- [BRIEF]: Give the listing again exactly, omitting its images.

- [RAW DATA]:
________
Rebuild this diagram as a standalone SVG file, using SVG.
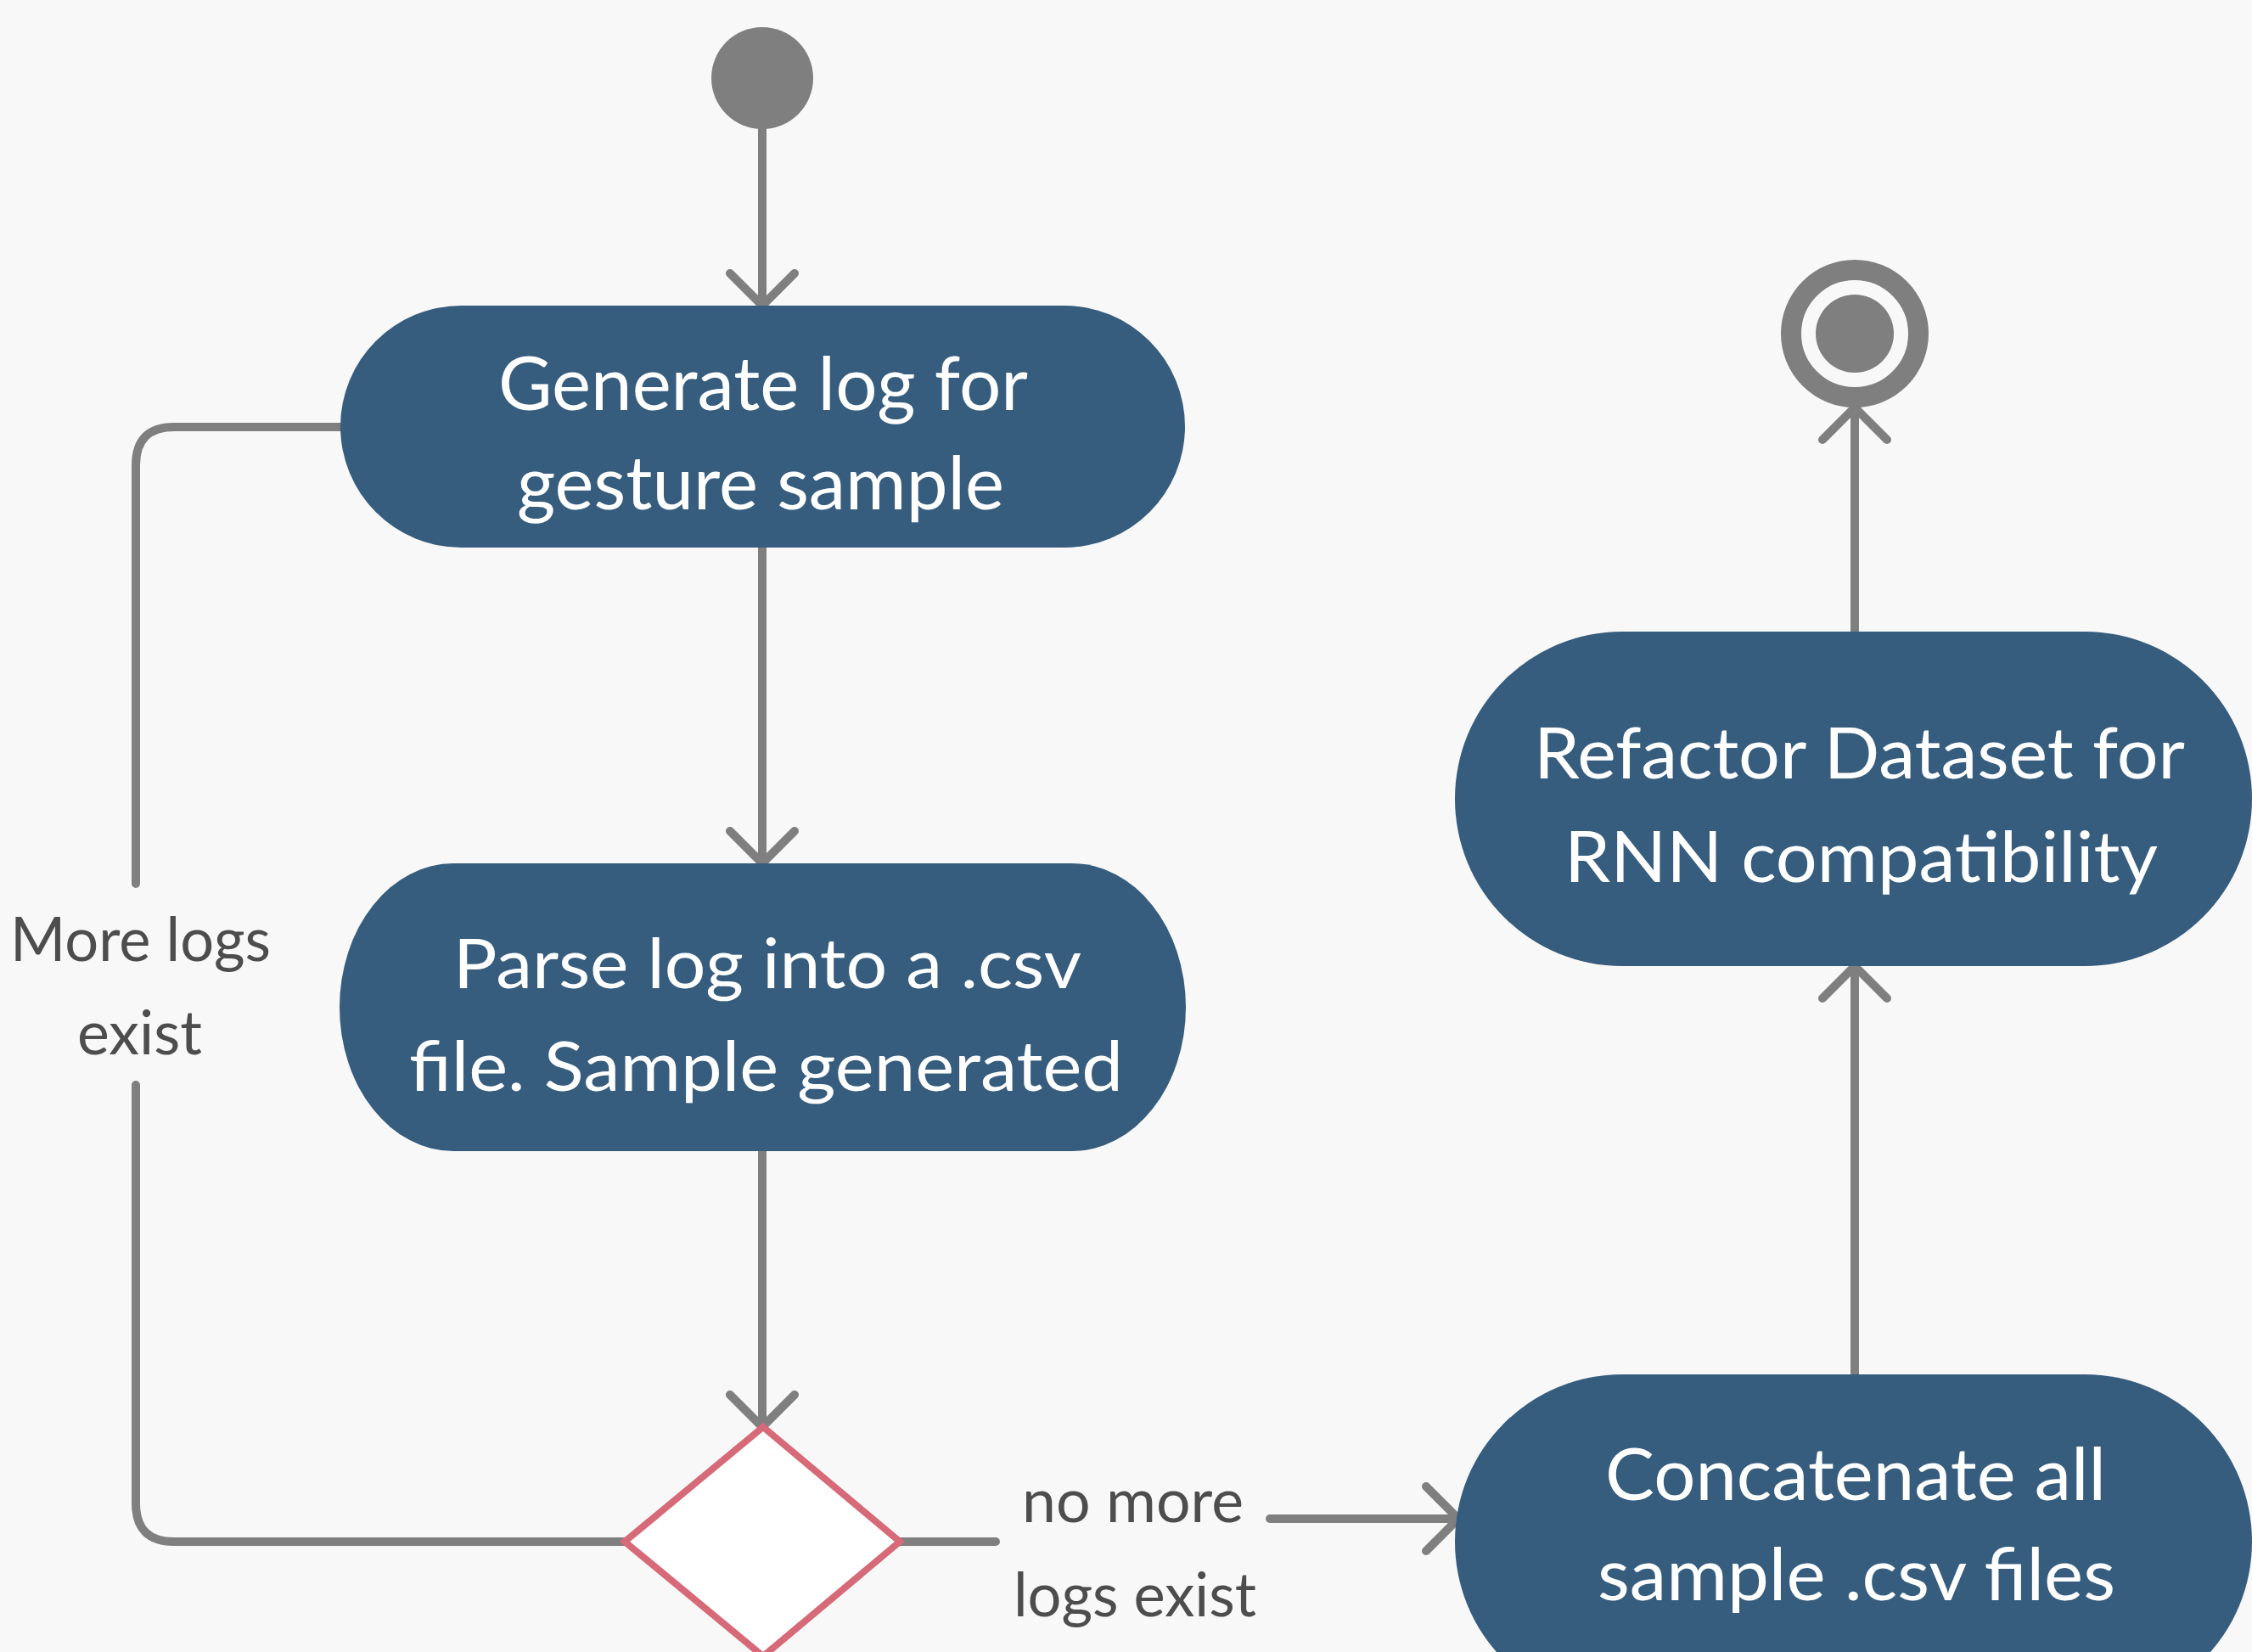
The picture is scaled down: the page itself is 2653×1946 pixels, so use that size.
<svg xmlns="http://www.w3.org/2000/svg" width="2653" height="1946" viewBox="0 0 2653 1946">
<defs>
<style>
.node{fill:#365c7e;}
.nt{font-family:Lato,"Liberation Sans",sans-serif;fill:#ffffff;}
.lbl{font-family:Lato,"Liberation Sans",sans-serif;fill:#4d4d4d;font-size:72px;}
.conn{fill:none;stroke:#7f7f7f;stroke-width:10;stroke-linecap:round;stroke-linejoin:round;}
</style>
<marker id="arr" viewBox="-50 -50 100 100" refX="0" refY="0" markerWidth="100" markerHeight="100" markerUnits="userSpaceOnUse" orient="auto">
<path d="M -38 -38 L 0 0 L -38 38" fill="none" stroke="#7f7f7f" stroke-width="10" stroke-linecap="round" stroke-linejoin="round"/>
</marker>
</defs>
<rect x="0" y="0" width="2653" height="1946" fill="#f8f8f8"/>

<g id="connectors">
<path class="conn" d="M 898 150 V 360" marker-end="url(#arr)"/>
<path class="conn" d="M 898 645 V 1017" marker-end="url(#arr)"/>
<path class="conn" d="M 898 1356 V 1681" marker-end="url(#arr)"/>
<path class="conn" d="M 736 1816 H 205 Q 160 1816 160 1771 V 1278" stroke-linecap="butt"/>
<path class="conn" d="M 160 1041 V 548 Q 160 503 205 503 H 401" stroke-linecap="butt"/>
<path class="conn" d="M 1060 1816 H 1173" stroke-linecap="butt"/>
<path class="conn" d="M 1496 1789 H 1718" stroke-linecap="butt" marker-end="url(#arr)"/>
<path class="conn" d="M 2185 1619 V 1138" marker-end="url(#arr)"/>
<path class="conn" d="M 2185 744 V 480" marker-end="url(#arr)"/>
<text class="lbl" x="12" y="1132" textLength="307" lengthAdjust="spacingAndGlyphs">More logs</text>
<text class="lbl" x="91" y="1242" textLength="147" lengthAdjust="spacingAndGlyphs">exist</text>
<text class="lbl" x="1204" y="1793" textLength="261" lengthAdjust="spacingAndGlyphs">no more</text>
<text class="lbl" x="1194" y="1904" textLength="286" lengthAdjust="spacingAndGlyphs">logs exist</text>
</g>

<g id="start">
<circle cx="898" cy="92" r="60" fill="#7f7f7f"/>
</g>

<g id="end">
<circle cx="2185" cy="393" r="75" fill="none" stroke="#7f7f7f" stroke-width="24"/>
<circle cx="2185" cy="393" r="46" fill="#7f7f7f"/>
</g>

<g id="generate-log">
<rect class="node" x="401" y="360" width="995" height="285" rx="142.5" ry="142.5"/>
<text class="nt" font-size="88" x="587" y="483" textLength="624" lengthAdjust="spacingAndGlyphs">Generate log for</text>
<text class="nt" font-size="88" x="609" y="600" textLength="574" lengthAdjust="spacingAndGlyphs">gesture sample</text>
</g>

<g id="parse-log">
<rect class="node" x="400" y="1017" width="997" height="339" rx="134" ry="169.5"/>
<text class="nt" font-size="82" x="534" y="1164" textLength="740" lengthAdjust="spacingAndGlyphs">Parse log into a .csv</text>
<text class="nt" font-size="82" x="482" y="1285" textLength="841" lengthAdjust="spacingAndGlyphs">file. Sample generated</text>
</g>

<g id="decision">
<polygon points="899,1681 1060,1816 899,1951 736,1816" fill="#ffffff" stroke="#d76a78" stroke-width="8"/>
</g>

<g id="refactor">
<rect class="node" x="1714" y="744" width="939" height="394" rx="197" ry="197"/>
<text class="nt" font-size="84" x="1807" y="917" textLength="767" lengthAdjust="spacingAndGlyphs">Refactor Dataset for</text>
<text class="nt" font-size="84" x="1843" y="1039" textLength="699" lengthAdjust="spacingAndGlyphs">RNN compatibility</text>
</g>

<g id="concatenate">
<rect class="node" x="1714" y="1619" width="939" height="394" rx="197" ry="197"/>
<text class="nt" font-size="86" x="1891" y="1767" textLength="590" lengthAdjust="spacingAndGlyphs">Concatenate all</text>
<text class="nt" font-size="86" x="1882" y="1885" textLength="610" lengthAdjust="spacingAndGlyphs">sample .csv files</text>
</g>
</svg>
________
- [CORRECT ANSWER]:
Rebuild this diagram as a standalone SVG file, using SVG.
The picture is scaled down: the page itself is 2653×1946 pixels, so use that size.
<svg xmlns="http://www.w3.org/2000/svg" width="2653" height="1946" viewBox="0 0 2653 1946">
<defs>
<style>
.node{fill:#365c7e;}
.nt{font-family:Lato,"Liberation Sans",sans-serif;fill:#ffffff;}
.lbl{font-family:Lato,"Liberation Sans",sans-serif;fill:#4d4d4d;font-size:72px;}
.conn{fill:none;stroke:#7f7f7f;stroke-width:10;stroke-linecap:round;stroke-linejoin:round;}
</style>
<marker id="arr" viewBox="-50 -50 100 100" refX="0" refY="0" markerWidth="100" markerHeight="100" markerUnits="userSpaceOnUse" orient="auto">
<path d="M -38 -38 L 0 0 L -38 38" fill="none" stroke="#7f7f7f" stroke-width="10" stroke-linecap="round" stroke-linejoin="round"/>
</marker>
</defs>
<rect x="0" y="0" width="2653" height="1946" fill="#f8f8f8"/>

<g id="connectors">
<path class="conn" d="M 898 150 V 360" marker-end="url(#arr)"/>
<path class="conn" d="M 898 645 V 1017" marker-end="url(#arr)"/>
<path class="conn" d="M 898 1356 V 1681" marker-end="url(#arr)"/>
<path class="conn" d="M 736 1816 H 205 Q 160 1816 160 1771 V 1278" stroke-linecap="butt"/>
<path class="conn" d="M 160 1041 V 548 Q 160 503 205 503 H 401" stroke-linecap="butt"/>
<path class="conn" d="M 1060 1816 H 1173" stroke-linecap="butt"/>
<path class="conn" d="M 1496 1789 H 1718" stroke-linecap="butt" marker-end="url(#arr)"/>
<path class="conn" d="M 2185 1619 V 1138" marker-end="url(#arr)"/>
<path class="conn" d="M 2185 744 V 480" marker-end="url(#arr)"/>
<text class="lbl" x="12" y="1132" textLength="307" lengthAdjust="spacingAndGlyphs">More logs</text>
<text class="lbl" x="91" y="1242" textLength="147" lengthAdjust="spacingAndGlyphs">exist</text>
<text class="lbl" x="1204" y="1793" textLength="261" lengthAdjust="spacingAndGlyphs">no more</text>
<text class="lbl" x="1194" y="1904" textLength="286" lengthAdjust="spacingAndGlyphs">logs exist</text>
</g>

<g id="start">
<circle cx="898" cy="92" r="60" fill="#7f7f7f"/>
</g>

<g id="end">
<circle cx="2185" cy="393" r="75" fill="none" stroke="#7f7f7f" stroke-width="24"/>
<circle cx="2185" cy="393" r="46" fill="#7f7f7f"/>
</g>

<g id="generate-log">
<rect class="node" x="401" y="360" width="995" height="285" rx="142.5" ry="142.5"/>
<text class="nt" font-size="88" x="587" y="483" textLength="624" lengthAdjust="spacingAndGlyphs">Generate log for</text>
<text class="nt" font-size="88" x="609" y="600" textLength="574" lengthAdjust="spacingAndGlyphs">gesture sample</text>
</g>

<g id="parse-log">
<rect class="node" x="400" y="1017" width="997" height="339" rx="134" ry="169.5"/>
<text class="nt" font-size="82" x="534" y="1164" textLength="740" lengthAdjust="spacingAndGlyphs">Parse log into a .csv</text>
<text class="nt" font-size="82" x="482" y="1285" textLength="841" lengthAdjust="spacingAndGlyphs">file. Sample generated</text>
</g>

<g id="decision">
<polygon points="899,1681 1060,1816 899,1951 736,1816" fill="#ffffff" stroke="#d76a78" stroke-width="8"/>
</g>

<g id="refactor">
<rect class="node" x="1714" y="744" width="939" height="394" rx="197" ry="197"/>
<text class="nt" font-size="84" x="1807" y="917" textLength="767" lengthAdjust="spacingAndGlyphs">Refactor Dataset for</text>
<text class="nt" font-size="84" x="1843" y="1039" textLength="699" lengthAdjust="spacingAndGlyphs">RNN compatibility</text>
</g>

<g id="concatenate">
<rect class="node" x="1714" y="1619" width="939" height="394" rx="197" ry="197"/>
<text class="nt" font-size="86" x="1891" y="1767" textLength="590" lengthAdjust="spacingAndGlyphs">Concatenate all</text>
<text class="nt" font-size="86" x="1882" y="1885" textLength="610" lengthAdjust="spacingAndGlyphs">sample .csv files</text>
</g>
</svg>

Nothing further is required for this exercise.